Farm tractors churning earth on either side of I-40 west of Memphis have created finely powdered clouds the prairie gusts tumble over the featureless landscape. Target: Gold Wing. Thanks to the conspiratorial workings of Mother Nature and John Deere, the grit slowly building on my sunscreen-slathered face has inspired images of a new super hero - Sandpaper Man!
Don't get me wrong, I'm not complaining, far from it. Farmers working barren fields mean it's springtime and another riding season is finally here. The brand new Honda Gold Wing 30th Anniversary Edition had remained resplendent despite 800 miles of insects unfortunate enough to have occupied my slip of space in the I-40 corridor up until this recent infusion of airborne, Mississippi Delta talcum. I wanted to start my explorations right away when I arrived in Little Rock, but a car wash visit seemed like a better idea. Like most state capitals, Little Rock is a fairly big city and a high-pressure hose is no further off in any direction than the closest stretch of gas and burger franchises. Two minutes later, the Wing is as good as new, and I'm the same but feeling even dirtier. Oh well, when Sandpaper Man rolls out to save the world, he always does it on a clean machine.

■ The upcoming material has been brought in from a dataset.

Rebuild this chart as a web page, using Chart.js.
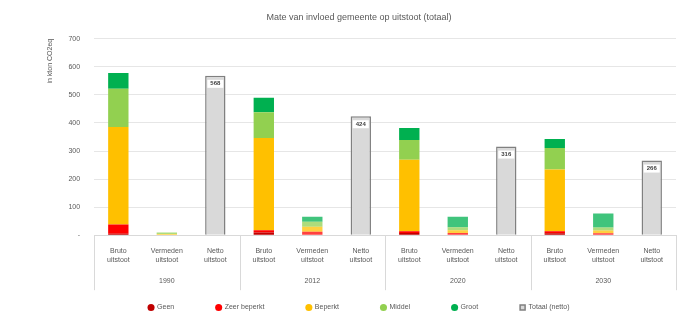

A low-speed reconnaissance loop around town arouses some curiosity about finding Cotham's, a joint proclaiming its "hubcap hamburger." Assuming they're describing the size and not the texture, I figure they're bound to know quite a bit about this distinctly American delicacy. After all, a rather prominent politician with an often-reported fondness for burgers once called Little Rock home. Despite an urge to increase the area's bovine mortality rate, the timing is off: it's too late for lunch and too early for dinner. That, combined with a warm, breezy spring day, doesn't do much to silence the call of the road. I'd love to stick around and explore in town but that would involve getting off the bike, and I'm not ready for that just yet. Full of true grit in both respects, I decided instead to get down to some touring.
The chosen course from the city confines is Route 107. The inset map of Little Rock on my trusty AAA map tells me it's better known as John F. Kennedy Boulevard. A quick jaunt over one of the bridges spanning the Arkansas River heads up North Main Street, which soon becomes JFK. Like most city streets named for politicians and others of great renown, JFK Boulevard carries a rather heavy complement of traffic. I guess this should be expected considering the number of strip malls and apartment complexes along the way. Luckily, after only a few miles of this urban muck, the stoplights and the traffic begin to fade in the mirrors and the road and countryside begin to open up.
The 30-mile ride on Route 107 isn't too scenic but it allows me to make that always welcome transition from a frazzling, Interstate frame of mind to soothing back-road serenity. My rendezvous with Route 64 says it's getting late and I'm a bit more worn out from my four-lane ride than originally thought. Rather than chance finding a room in a smaller town, I opt for a short westward ride to Conway. Its proximity to I-40 should guarantee plenty of motel and food choices. Thankfully, that assumption is correct and I quickly proceed through check-in. Once I'm in the room, my first mission is to purge the jealousy over the Wing getting its bath before mine. Yes, Sandpaper Man is happy with his day of service to the universe, but it's well past time for him to slip back into his mild-mannered alter ego. Lightly rubbing his/my face with a damp washcloth, I'm surprised to see a creepy dirt rendition of facial features in the cloth. I can't help laughing aloud, looking at this soggy Shroud of Tourin'.